Musician who was previously awarded 'Honoured Artist of Russia' died at the foot of his grand piano in front of hundreds of fans

Mikhail Klein 

Photo source: http://filarmoniya.irk.ru/muzykalnaya-kultura-priangarya-ponesla-nevospolnimuyu-utratu/
Mikhail Klein Photo source: http://filarmoniya.irk.ru/muzykalnaya-kultura-priangarya-ponesla-nevospolnimuyu-utratu/

The celebrated pianist Mikhail Klein collapsed and died on stage at the age of 72 while performing his own composition in his hometown of Irkutsk.

Klein, who in 1987 was awarded the prestigious title of Honoured Artist of Russia, died at the foot of a grand piano of the Irkutsk Philharmonic Orchestra on Tuesday before hundreds of people who had come to hear him play, said the municipality of the Siberian city, situated near Russia’s border with Mongolia.

“I was sitting in the front row and, seeing that Mikhail Leonidovich was ill, ran up to him,” the head of the city department of culture, Vitaly Baryshnikov, told RIA Novosti.

Two of the city’s most prominent physicians were in attendance but their attempts to reanimate him with a cardiac massage did not succeed. He died, reportedly of heart failure, just before 8:30 p.m. He had lived in Irkutsk for the past 45 years and has worked for the Irkutsk Philharmonic for all that time, the orchestra wrote in an obituary mourning his death.

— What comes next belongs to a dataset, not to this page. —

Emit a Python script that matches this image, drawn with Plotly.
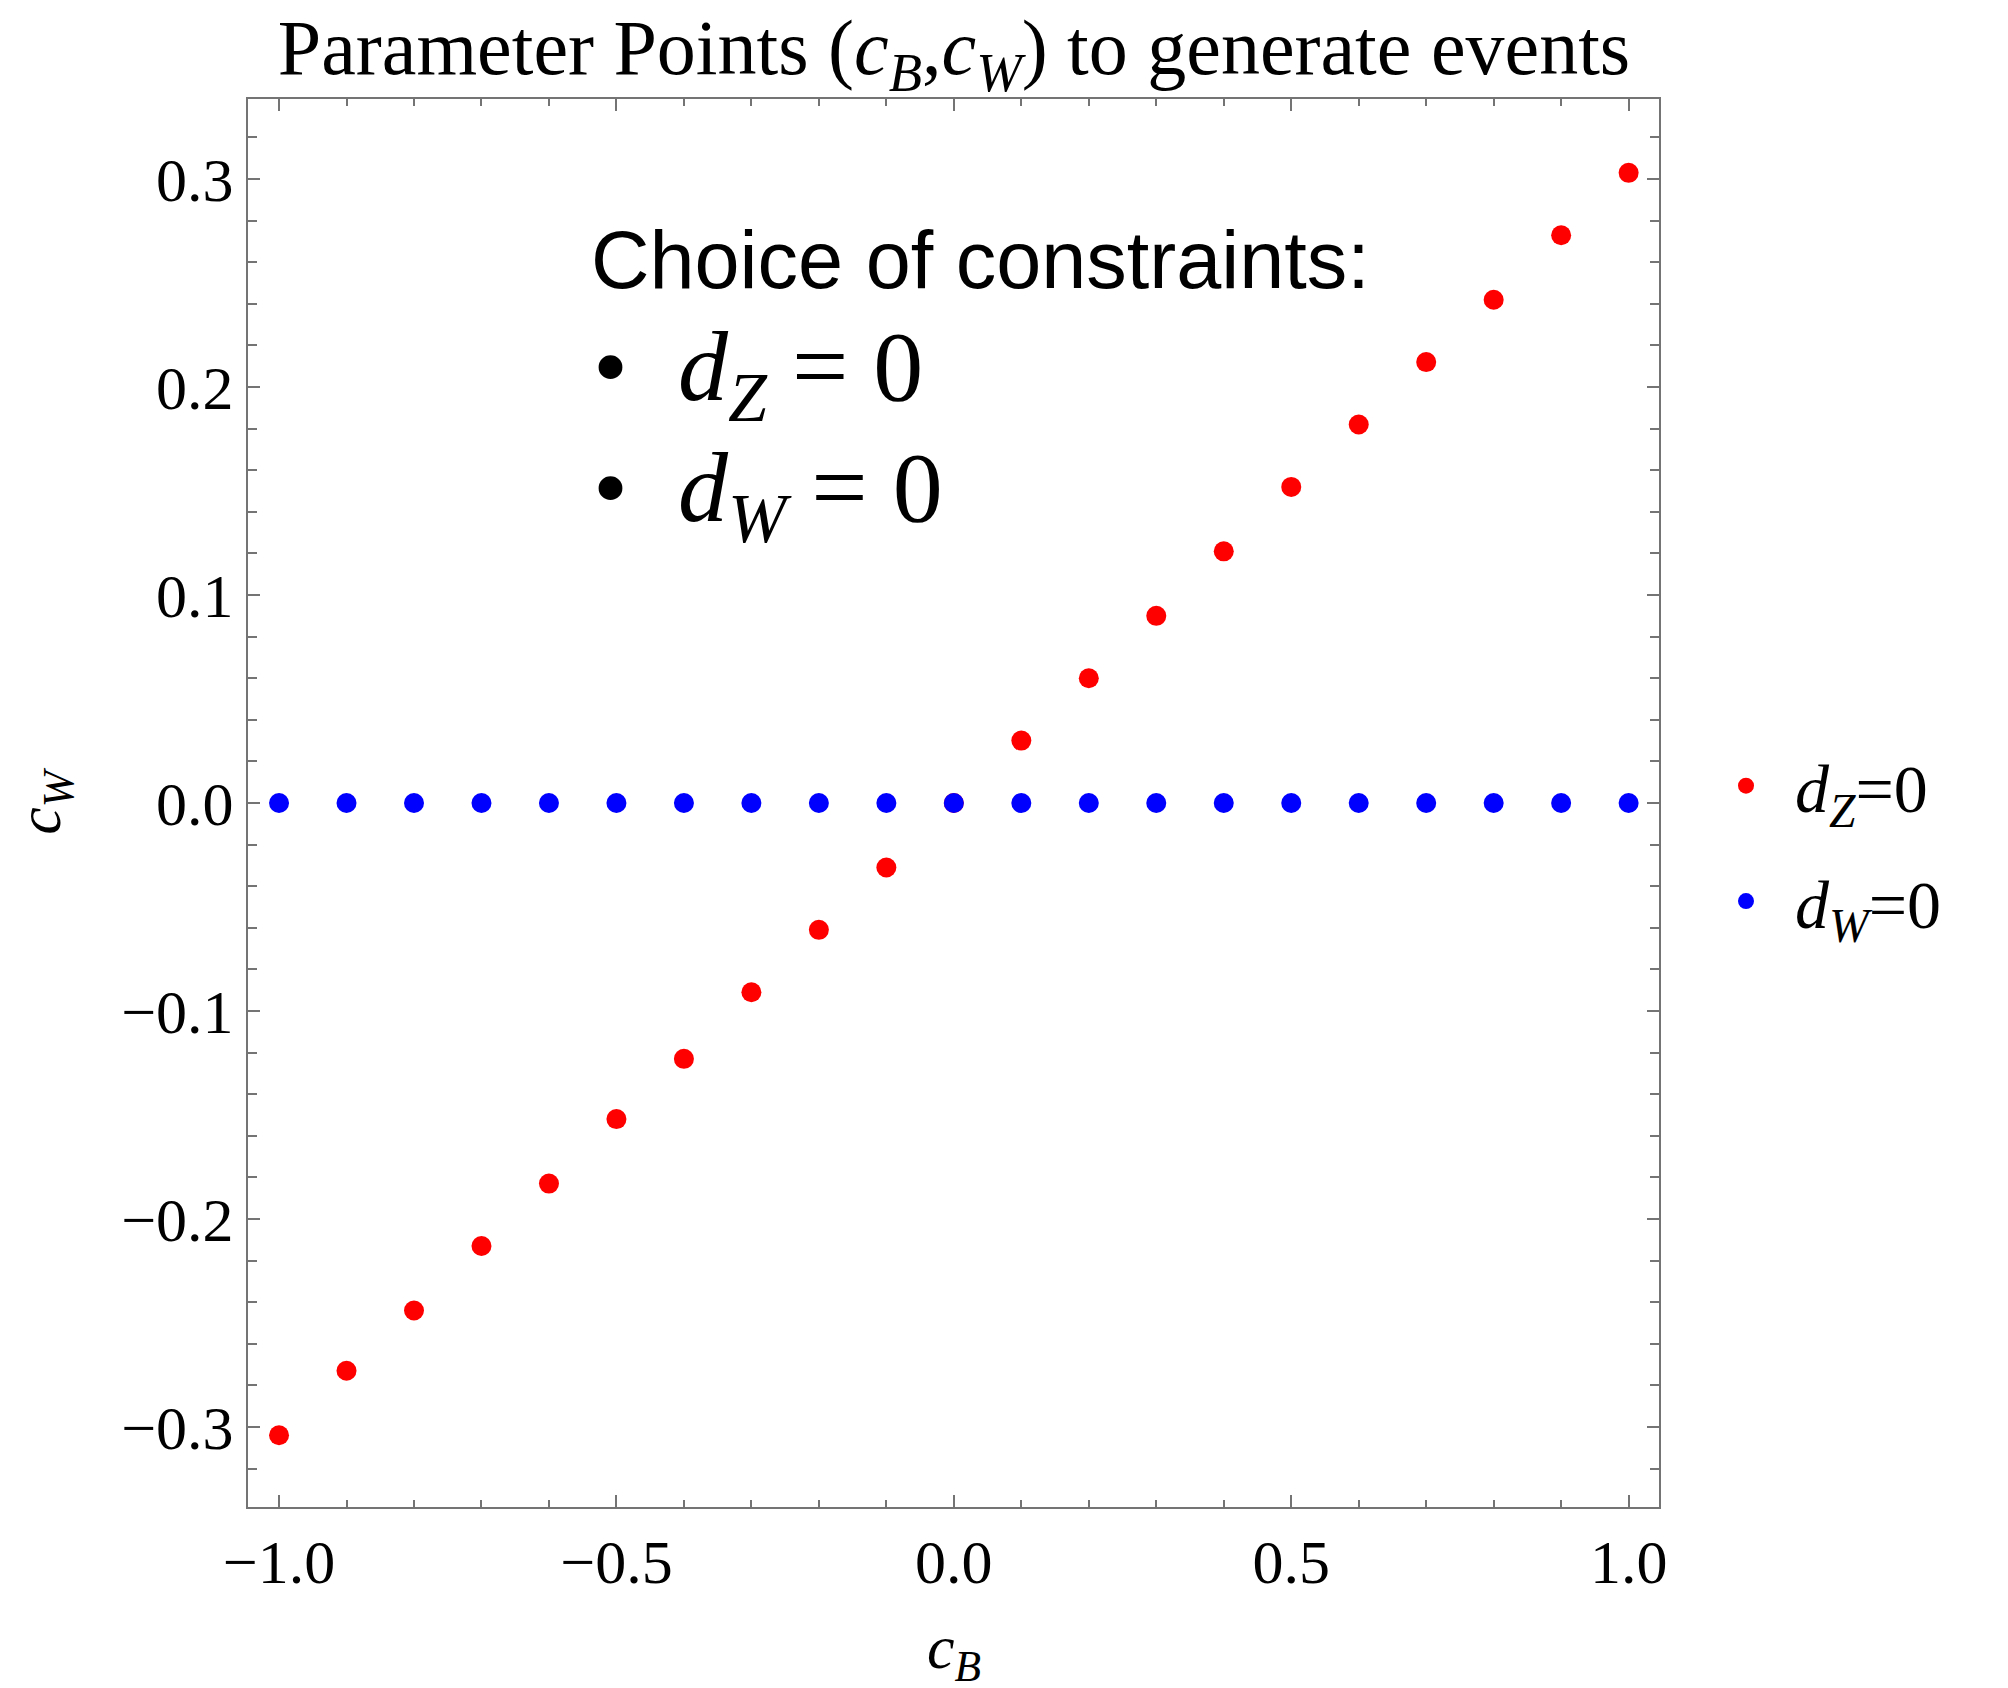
import plotly.graph_objects as go

# ---- data ----
cB = [-1.0, -0.9, -0.8, -0.7, -0.6, -0.5, -0.4, -0.3, -0.2, -0.1, 0.0,
      0.1, 0.2, 0.3, 0.4, 0.5, 0.6, 0.7, 0.8, 0.9, 1.0]
cW_dZ0 = [-0.304, -0.273, -0.244, -0.213, -0.183, -0.152, -0.123, -0.091, -0.061, -0.031, 0.0,
          0.030, 0.060, 0.090, 0.121, 0.152, 0.182, 0.212, 0.242, 0.273, 0.303]
cW_dW0 = [0.0] * 21

x_tickvals = [-1.0, -0.5, 0.0, 0.5, 1.0]
x_ticktext = ["\u22121.0", "\u22120.5", "0.0", "0.5", "1.0"]
y_tickvals = [-0.3, -0.2, -0.1, 0.0, 0.1, 0.2, 0.3]
y_ticktext = ["\u22120.3", "\u22120.2", "\u22120.1", "0.0", "0.1", "0.2", "0.3"]

series_names = ["<i>d</i><sub><i>Z</i></sub>=0", "<i>d</i><sub><i>W</i></sub>=0"]
series_colors = ["#ff0000", "#0000ff"]

# ---- layout constants ----
W, H = 2008, 1688
L, R, T, B = 248, 349, 99, 181
PW, PH = W - L - R, H - T - B
SERIF = "Liberation Serif, Times New Roman, serif"
SANS = "Liberation Sans, Arial, sans-serif"
GRAY = "#747474"


def px(x):
    return (x - L) / PW


def py(y):
    return (H - B - y) / PH


fig = go.Figure()
for ys, name, col, grp in [(cW_dZ0, series_names[0], series_colors[0], "a"),
                           (cW_dW0, series_names[1], series_colors[1], "b")]:
    fig.add_trace(go.Scatter(
        x=cB, y=ys, mode="markers", name=name, legendgroup=grp,
        marker=dict(size=20, color=col, line=dict(width=0)),
    ))

axis_common = dict(
    ticks="inside", tickwidth=2, tickcolor=GRAY, ticklen=12,
    showline=True, linecolor=GRAY, linewidth=2, mirror="allticks",
    showgrid=False, zeroline=False, automargin=False,
    tickfont=dict(family=SERIF, size=62, color="black"),
    tickmode="array",
)

fig.update_xaxes(
    **axis_common,
    range=[-1.046, 1.045],
    tickvals=x_tickvals, ticktext=x_ticktext,
    minor=dict(dtick=0.1, tick0=0, ticks="inside", ticklen=7, tickwidth=2,
               tickcolor=GRAY, showgrid=False),
)
fig.update_yaxes(
    **axis_common,
    range=[-0.3385, 0.3385],
    tickvals=y_tickvals, ticktext=y_ticktext,
    minor=dict(dtick=0.02, tick0=0, ticks="inside", ticklen=9, tickwidth=2,
               tickcolor=GRAY, showgrid=False),
    title=dict(text="<i>c</i><sub><i>W</i></sub>", font=dict(family=SERIF, size=62, color="black"),
               standoff=40),
)

# x-axis title placed as an annotation so it can sit near the page's bottom edge
fig.add_annotation(
    xref="paper", yref="paper", x=px(954), y=py(1651), xanchor="center", yanchor="middle",
    text="<i>c</i><sub><i>B</i></sub>", showarrow=False,
    font=dict(family=SERIF, size=62, color="black"),
)

fig.add_annotation(
    xref="paper", yref="paper", x=px(589), y=py(260), xanchor="left", yanchor="middle",
    text="Choice of constraints:", showarrow=False,
    font=dict(family=SANS, size=81, color="black"),
)
fig.add_annotation(
    xref="paper", yref="paper", x=px(591), y=py(373), xanchor="left", yanchor="middle",
    text="\u2022\u00a0\u00a0<i>d</i><sub><i>Z</i></sub>\u00a0=\u00a00", showarrow=False,
    font=dict(family=SERIF, size=100, color="black"),
)
fig.add_annotation(
    xref="paper", yref="paper", x=px(591), y=py(494), xanchor="left", yanchor="middle",
    text="\u2022\u00a0\u00a0<i>d</i><sub><i>W</i></sub>\u00a0=\u00a00", showarrow=False,
    font=dict(family=SERIF, size=100, color="black"),
)

fig.update_layout(
    width=W, height=H, autosize=False,
    margin=dict(l=L, r=R, t=T, b=B, pad=0, autoexpand=False),
    paper_bgcolor="white", plot_bgcolor="white",
    title=dict(
        text="Parameter Points (<i>c</i><sub><i>B</i></sub>,<i>c</i><sub><i>W</i></sub>) to generate events",
        x=px(954), xref="paper", xanchor="center", y=1 - 47 / H, yanchor="middle",
        font=dict(family=SERIF, size=78, color="black"),
    ),
    legend=dict(
        x=px(1697), y=py(735), xanchor="left", yanchor="top",
        font=dict(family=SERIF, size=68, color="black"),
        traceorder="grouped", tracegroupgap=24, itemwidth=88,
        bgcolor="rgba(0,0,0,0)",
    ),
    showlegend=True,
)

fig.write_html("out.html")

With his “fanatic devotion to the arts,” the obituary said, he “brilliantly represented Russian musical art in many cultural and educational activities” locally and abroad. “His other passion was sports, loyalty to his friends — colleagues in the volleyball team, which he carried through all his creative life,” the statement also said.

Known in Russia and beyond for his renditions and interpretations of works by Sergei Rachmaninoff, Ludwig van Beethoven, Johannes Brahms and other great composers, Klein, who was Jewish, was also a prolific jazz composer and enthusiast.

He was playing “This is all Russia,” a jazz composition that he wrote featuring fragments of several famous Russian songs, before he collapsed.